◆ **What is being asked**: Write out the records below from the first line through the line containing "plt.rcParams['lines.scale_dashes'] = False", leaving out any pictures.

►

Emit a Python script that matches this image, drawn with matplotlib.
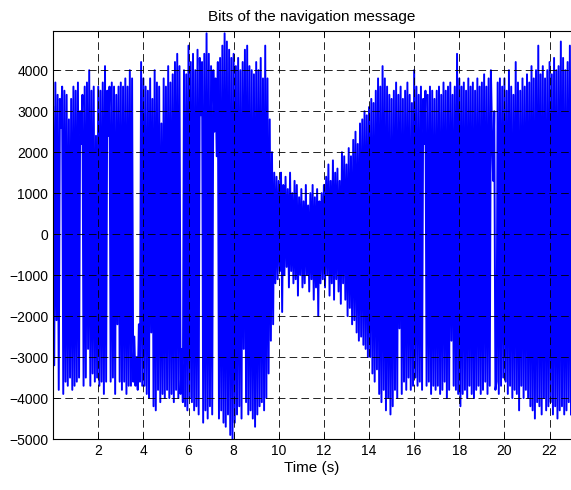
import numpy as np
import matplotlib
matplotlib.use("Agg")
import matplotlib.pyplot as plt

plt.rcParams['font.family'] = ['Liberation Sans', 'DejaVu Sans']
plt.rcParams['lines.scale_dashes'] = False

# samples every 0.05 s, values in hundreds (one row per second)
sec00 = [31, -32, 37, -21, 34, -38, 33, 26, 36, -39, 35, -36, 34, -37, 28, -35, 33, -38, 36, -37]
sec01 = [35, -36, 37, -35, 30, 22, 34, -37, 36, -35, 37, -28, 40, -37, 35, -34, 36, -36, 24, -35]
sec02 = [36, -37, 35, -36, 37, -39, 41, -36, 35, 24, 36, -36, 37, -35, 36, -39, 34, -22, 36, -36]
sec03 = [37, -38, 36, -36, 38, -39, 36, -37, 40, -37, 38, -36, -25, -37, -30, -38, -22, -36, 42, -37]
sec04 = [38, -37, 36, -39, 35, -40, 38, -24, 33, -42, 40, -43, 37, -38, 36, -41, 27, -39, 38, -40]
sec05 = [36, -38, 41, -40, 37, -39, 39, -41, 42, -38, 44, -40, 41, -39, -28, -41, 40, -42, 39, -43]
sec06 = [46, -40, 42, -41, 44, -43, 40, -42, 45, -44, 43, 29, 42, -46, 44, -43, 49, -45, 44, -42]
sec07 = [41, -44, 40, 25, 38, 19, 42, -45, 43, -43, 46, -46, 49, -47, 47, -44, 45, -49, 43, -50]
sec08 = [44, -46, 41, -44, 43, -42, 40, -45, 42, -28, 45, -41, 46, -44, 41, -43, 40, -45, 39, -47]
sec09 = [42, -44, 40, -42, 43, -41, 38, -43, 46, -40, 38, -34, 28, -26, 20, -22, 15, -12, 14, -11]
sec10 = [13, -9, 15, -19, 12, -10, 14, -8, 11, -13, 15, -9, 10, -12, 13, -11, 12, -15, 9, -10]
sec11 = [11, -13, 8, -12, 12, -10, 7, -14, 10, -11, 12, -16, 9, -13, 11, -20, 8, -12, 10, -11]
sec12 = [12, -13, 14, -10, 17, -15, 13, -12, 18, -16, 15, -11, 16, -14, 13, -17, 20, -12, 19, -16]
sec13 = [17, -20, 21, -18, 19, -22, 23, -21, 25, -24, 22, -26, 27, -25, 28, -27, 30, -28, 29, -30]
sec14 = [31, -30, 33, -34, 32, -36, 35, -33, 38, -39, 36, -41, 41, -38, 38, -43, 36, -40, 34, -44]
sec15 = [33, -42, 35, -38, 37, -40, 34, -23, 36, -39, 33, -36, 35, -38, 37, -35, 34, -38, 32, -37]
sec16 = [40, -35, 36, -37, 34, -36, 36, -38, 33, 22, 35, -37, 34, -36, 36, -39, 35, -37, 33, -38]
sec17 = [35, -37, 36, -39, 34, -38, 37, -36, 35, -40, 36, -38, 37, -26, 34, -37, 36, -38, 44, -39]
sec18 = [38, -42, 36, -39, 37, -38, 35, -40, 38, -37, 36, -39, 37, -40, 35, -38, 38, -37, 36, -39]
sec19 = [37, -38, 39, -36, 36, -39, 38, -37, 40, 25, 13, 30, -38, -36, 37, -39, 38, -37, 36, -35]
sec20 = [38, -36, 35, -39, 40, -37, 36, -40, 34, -38, 42, -39, 37, -43, 35, -37, 38, -40, 36, -38]
sec21 = [39, -40, 37, -42, 41, -43, 38, -45, 40, -41, 46, -42, 39, -44, 41, -40, 38, -43, 40, -42]
sec22 = [42, -41, 39, -44, 43, -42, 40, -45, 41, -43, 47, -42, 43, -44, 40, -43, 42, -41, 46, -44]

rows = [sec00, sec01, sec02, sec03, sec04, sec05, sec06, sec07, sec08, sec09, sec10, sec11,
        sec12, sec13, sec14, sec15, sec16, sec17, sec18, sec19, sec20, sec21, sec22]
bits = np.concatenate(rows) * 100.0
t = np.arange(len(bits)) * 0.05

xticks = [2, 4, 6, 8, 10, 12, 14, 16, 18, 20, 22]
yticks = [-5000, -4000, -3000, -2000, -1000, 0, 1000, 2000, 3000, 4000]

fig = plt.figure(figsize=(5.71, 4.90), dpi=100)
ax = fig.add_axes([0.093, 0.104, 0.907, 0.833])
ax.plot(t, bits, color='blue', lw=1.4)
ax.set_xlim(0, 22.95)
ax.set_ylim(-5000, 4960)
ax.set_xticks(xticks)
ax.set_yticks(yticks)
ax.set_axisbelow(False)
ax.grid(True, color='black', ls=(0, (5.5, 3)), lw=0.6)
ax.tick_params(direction='in', length=4, top=True, right=False, labelsize=10, width=0.6)
ax.spines['right'].set_visible(False)
for s in ['left', 'top', 'bottom']:
    ax.spines[s].set_linewidth(0.8)
ax.set_xlabel("Time (s)", fontsize=11, labelpad=2)
ax.set_title("Bits of the navigation message", fontsize=11, pad=7)
fig.savefig("out.png", dpi=100)
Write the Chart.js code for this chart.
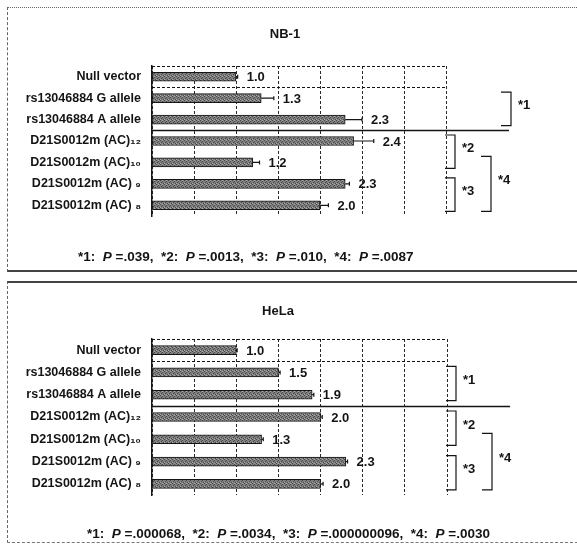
<!DOCTYPE html>
<html>
<head>
<meta charset="utf-8">
<script src="https://cdn.jsdelivr.net/npm/chart.js@4"></script>
<style>
  body { margin: 0; background: #fff; width: 577px; height: 544px; overflow: hidden; position: relative; }
  .panel { position: absolute; left: 7px; width: 575px; }
  #p1 { top: 7px; height: 262px; border-top: 1px dotted #666; border-left: 1px dashed #666; border-bottom: 2px solid #444; }
  #p2 { top: 281px; height: 259px; border-top: 2px solid #444; border-left: 1px dashed #666; border-bottom: 1px dashed #777; }
  canvas { position: absolute; left: 0; top: 0; }
</style>
</head>
<body>
<div class="panel" id="p1"><canvas id="chartNb1" width="569" height="262"></canvas></div>
<div class="panel" id="p2"><canvas id="chartHela" width="569" height="259"></canvas></div>
<script>
// Categorías (mismas para los dos paneles)
const categories = [
    'Null vector',
    'rs13046884 G allele',
    'rs13046884 A allele',
    'D21S0012m (AC)\u2081\u2082',
    'D21S0012m (AC)\u2081\u2080',
    'D21S0012m (AC) \u2089',
    'D21S0012m (AC) \u2088'
];

// NB-1
const nb1Values = [1.0, 1.3, 2.3, 2.4, 1.2, 2.3, 2.0];
const nb1Errors = [0.02, 0.15, 0.2, 0.24, 0.08, 0.05, 0.1];
const nb1PValues = ['.039', '.0013', '.010', '.0087'];
// [desde, hasta, etiqueta, nivel]
const nb1Brackets = [[1, 2, '*1', 2], [3, 4, '*2', 0], [5, 6, '*3', 0], [4, 6, '*4', 1]];

// HeLa
const helaValues = [1.0, 1.5, 1.9, 2.0, 1.3, 2.3, 2.0];
const helaErrors = [0.01, 0.02, 0.02, 0.02, 0.02, 0.02, 0.03];
const helaPValues = ['.000068', '.0034', '.000000096', '.0030'];
const helaBrackets = [[1, 2, '*1', 0], [3, 4, '*2', 0], [5, 6, '*3', 0], [4, 6, '*4', 1]];

const axisMax = 3.5;
const axisStep = 0.5;

const FONT = '"Liberation Sans", Arial, sans-serif';
const ink = '#141414';

// Relleno gris punteado como el de la figura escaneada
const makeBarPattern = () => {
    const c = document.createElement('canvas');
    c.width = 4; c.height = 4;
    const g = c.getContext('2d');
    g.fillStyle = '#808080';
    g.fillRect(0, 0, 4, 4);
    g.fillStyle = '#474747';
    [[0, 0], [2, 1], [1, 2], [3, 3]].forEach(([px, py]) => g.fillRect(px, py, 1, 1));
    g.fillStyle = '#a8a8a8';
    [[2, 0], [0, 3]].forEach(([px, py]) => g.fillRect(px, py, 1, 1));
    return g.createPattern(c, 'repeat');
};

// Plugin para título, barras de error, valores, separadores, corchetes y pie
const extrasPlugin = {
    id: 'extras',
    afterDatasetsDraw(chart, args, opts) {
        const { ctx, chartArea: a, scales: { x, y } } = chart;
        const rowY = i => y.getPixelForValue(i);
        ctx.save();
        ctx.strokeStyle = ink;
        ctx.fillStyle = ink;

        // borde superior punteado
        ctx.lineWidth = 1;
        ctx.setLineDash([3, 2]);
        ctx.beginPath();
        ctx.moveTo(a.left, a.top + 0.5);
        ctx.lineTo(a.right, a.top + 0.5);
        ctx.stroke();

        // separadores horizontales
        opts.separators.forEach(s => {
            const yy = Math.round((rowY(s.after) + rowY(s.after + 1)) / 2) + 0.5;
            ctx.setLineDash(s.dash);
            ctx.lineWidth = s.width;
            ctx.beginPath();
            ctx.moveTo(a.left, yy);
            ctx.lineTo(a.right + s.extend, yy);
            ctx.stroke();
        });
        ctx.setLineDash([]);

        // barras de error y valores
        ctx.lineWidth = 1.2;
        ctx.font = 'bold 13px ' + FONT;
        ctx.textBaseline = 'middle';
        ctx.textAlign = 'left';
        opts.values.forEach((v, i) => {
            const yy = rowY(i);
            const x0 = x.getPixelForValue(v);
            const x1 = x.getPixelForValue(v + opts.errors[i]);
            ctx.beginPath();
            ctx.moveTo(x0, yy);
            ctx.lineTo(x1, yy);
            ctx.moveTo(x1, yy - 2);
            ctx.lineTo(x1, yy + 2);
            ctx.stroke();
            ctx.fillText(v.toFixed(1), x1 + 9, yy + 1);
        });

        // corchetes de significancia
        const levels = [9, 45, 65];
        ctx.lineWidth = 1.2;
        opts.brackets.forEach(([from, to, label, level]) => {
            const top = rowY(from) - 6;
            const bot = rowY(to) + 6;
            const xr = a.right + levels[level];
            ctx.beginPath();
            ctx.moveTo(xr - 10, top);
            ctx.lineTo(xr, top);
            ctx.lineTo(xr, bot);
            ctx.lineTo(xr - 10, bot);
            ctx.stroke();
            ctx.fillText(label, xr + 7, (top + bot) / 2 - 3);
        });

        // título
        ctx.textAlign = 'center';
        ctx.font = 'bold 13px ' + FONT;
        ctx.fillText(opts.title, opts.titleX, opts.titleY);

        // pie con valores P (P en cursiva)
        ctx.textAlign = 'left';
        let fx = opts.footerX;
        const plain = 'bold 13.5px ' + FONT;
        const italic = 'italic bold 13.5px ' + FONT;
        opts.pValues.forEach((p, i) => {
            const parts = [
                [`*${i + 1}:  `, plain],
                ['P', italic],
                [` =${p}` + (i < opts.pValues.length - 1 ? ',  ' : ''), plain]
            ];
            parts.forEach(([t, f]) => {
                ctx.font = f;
                ctx.fillText(t, fx, opts.footerY);
                fx += ctx.measureText(t).width;
            });
        });
        ctx.restore();
    }
};

const createPanel = (canvasId, cfg) => {
    const canvas = document.getElementById(canvasId);
    const W = canvas.width, H = canvas.height;
    return new Chart(canvas.getContext('2d'), {
        type: 'bar',
        data: {
            labels: categories,
            datasets: [{
                data: cfg.values,
                backgroundColor: makeBarPattern(),
                borderColor: ink,
                borderWidth: 1,
                borderSkipped: false,
                barThickness: 9
            }]
        },
        options: {
            indexAxis: 'y',
            responsive: false,
            animation: false,
            devicePixelRatio: 1,
            layout: { padding: { left: 0, right: W - cfg.right, top: cfg.top, bottom: H - cfg.bottom } },
            scales: {
                x: {
                    min: 0,
                    max: axisMax,
                    ticks: { display: false, stepSize: axisStep },
                    grid: { color: '#2a2a2a', lineWidth: 1, drawTicks: false },
                    border: { display: false, dash: [3, 2] }
                },
                y: {
                    ticks: {
                        color: ink,
                        padding: 3,
                        font: { family: FONT, size: 12.5, weight: 'bold' }
                    },
                    grid: { display: false },
                    border: { color: ink, width: 1.5 },
                    afterFit: scale => { scale.width = cfg.left; }
                }
            },
            plugins: {
                legend: { display: false },
                tooltip: { enabled: false },
                extras: {
                    title: cfg.title,
                    titleX: cfg.titleX,
                    titleY: cfg.titleY,
                    values: cfg.values,
                    errors: cfg.errors,
                    brackets: cfg.brackets,
                    pValues: cfg.pValues,
                    footerX: cfg.footerX,
                    footerY: cfg.footerY,
                    separators: [
                        { after: 0, dash: [3, 2], width: 1, extend: 0 },
                        { after: 2, dash: [], width: 1.5, extend: 63 }
                    ]
                }
            }
        },
        plugins: [extrasPlugin]
    });
};

createPanel('chartNb1', {
    title: 'NB-1', titleX: 277, titleY: 26,
    values: nb1Values, errors: nb1Errors, brackets: nb1Brackets, pValues: nb1PValues,
    left: 144, right: 438, top: 58, bottom: 208,
    footerX: 70, footerY: 249
});

createPanel('chartHela', {
    title: 'HeLa', titleX: 270, titleY: 28,
    values: helaValues, errors: helaErrors, brackets: helaBrackets, pValues: helaPValues,
    left: 144, right: 439, top: 56, bottom: 212,
    footerX: 79, footerY: 251
});
</script>
</body>
</html>
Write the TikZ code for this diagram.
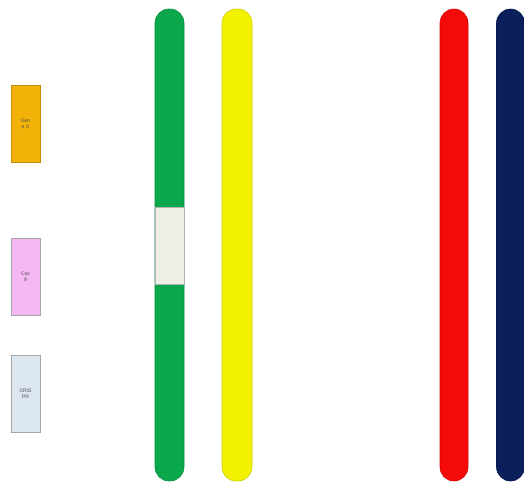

◄

◆ **Solution to the problem**:
Emit a Python script that matches this image, drawn with matplotlib.
import numpy as np
import matplotlib
matplotlib.use("Agg")
import matplotlib.pyplot as plt

plt.rcParams['font.family'] = ['Liberation Sans', 'DejaVu Sans']
plt.rcParams['lines.scale_dashes'] = False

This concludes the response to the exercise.